DATASET EXTRACT.

- - - - -

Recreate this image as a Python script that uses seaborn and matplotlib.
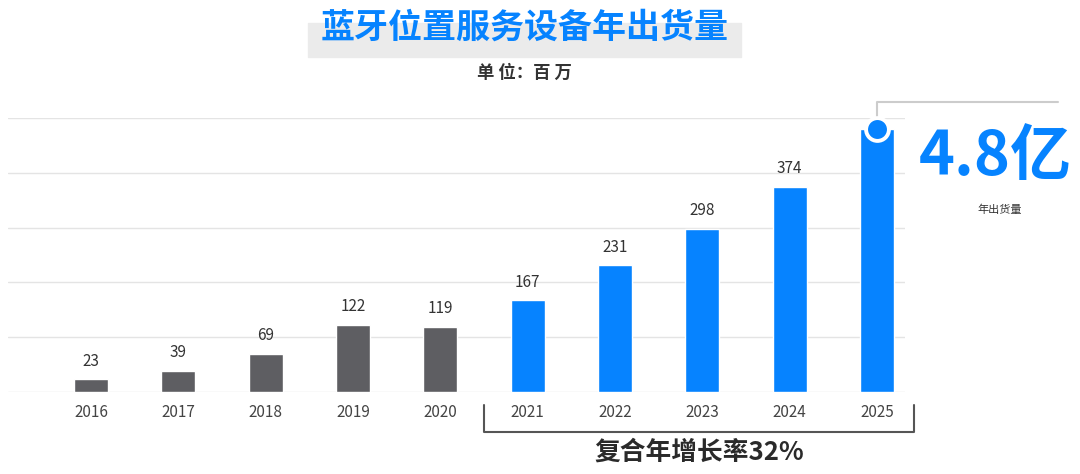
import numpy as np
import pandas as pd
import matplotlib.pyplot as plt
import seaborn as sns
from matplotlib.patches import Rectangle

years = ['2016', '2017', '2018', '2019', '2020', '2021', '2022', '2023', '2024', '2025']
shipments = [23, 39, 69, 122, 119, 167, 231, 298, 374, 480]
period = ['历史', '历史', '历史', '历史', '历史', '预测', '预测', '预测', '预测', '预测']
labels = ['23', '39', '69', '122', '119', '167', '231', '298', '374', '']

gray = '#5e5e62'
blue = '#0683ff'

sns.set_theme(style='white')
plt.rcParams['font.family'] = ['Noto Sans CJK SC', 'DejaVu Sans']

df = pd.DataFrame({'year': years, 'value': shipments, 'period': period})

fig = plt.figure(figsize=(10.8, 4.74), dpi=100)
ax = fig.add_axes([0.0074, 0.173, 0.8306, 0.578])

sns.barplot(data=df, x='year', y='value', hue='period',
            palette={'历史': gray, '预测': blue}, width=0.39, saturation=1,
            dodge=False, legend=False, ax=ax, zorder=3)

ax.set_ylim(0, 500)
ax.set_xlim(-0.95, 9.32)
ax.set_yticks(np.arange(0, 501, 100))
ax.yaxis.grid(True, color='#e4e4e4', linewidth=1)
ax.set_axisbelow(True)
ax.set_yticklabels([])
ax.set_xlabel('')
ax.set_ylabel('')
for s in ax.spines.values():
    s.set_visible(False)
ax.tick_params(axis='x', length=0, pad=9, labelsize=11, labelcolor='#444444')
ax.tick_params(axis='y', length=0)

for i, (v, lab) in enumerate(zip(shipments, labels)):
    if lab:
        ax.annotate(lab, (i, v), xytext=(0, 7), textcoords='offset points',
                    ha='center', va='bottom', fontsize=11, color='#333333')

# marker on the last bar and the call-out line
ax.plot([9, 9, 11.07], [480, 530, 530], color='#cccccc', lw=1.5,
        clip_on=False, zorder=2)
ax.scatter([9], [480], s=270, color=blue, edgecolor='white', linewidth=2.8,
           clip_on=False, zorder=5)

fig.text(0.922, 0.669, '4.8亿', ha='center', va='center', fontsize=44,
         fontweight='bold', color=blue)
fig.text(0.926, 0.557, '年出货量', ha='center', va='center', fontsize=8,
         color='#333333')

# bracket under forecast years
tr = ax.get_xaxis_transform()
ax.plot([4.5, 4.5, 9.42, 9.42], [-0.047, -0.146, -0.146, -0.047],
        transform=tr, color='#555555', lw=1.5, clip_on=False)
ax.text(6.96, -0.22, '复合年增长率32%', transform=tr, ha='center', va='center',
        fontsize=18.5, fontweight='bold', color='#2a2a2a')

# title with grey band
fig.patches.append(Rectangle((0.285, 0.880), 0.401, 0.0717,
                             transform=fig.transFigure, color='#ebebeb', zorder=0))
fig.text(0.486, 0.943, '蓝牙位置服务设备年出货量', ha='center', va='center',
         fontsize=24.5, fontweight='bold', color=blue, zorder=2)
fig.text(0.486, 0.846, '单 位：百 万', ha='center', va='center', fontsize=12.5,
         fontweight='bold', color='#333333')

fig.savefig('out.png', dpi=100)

- - - - -

Look at the listing and set down only the lines from its start through the line with "from matplotlib.patches import Rectangle", word for word and without pictures.

COMPLETE RESPONSE.
Recreate this image as a Python script that uses seaborn and matplotlib.
import numpy as np
import pandas as pd
import matplotlib.pyplot as plt
import seaborn as sns
from matplotlib.patches import Rectangle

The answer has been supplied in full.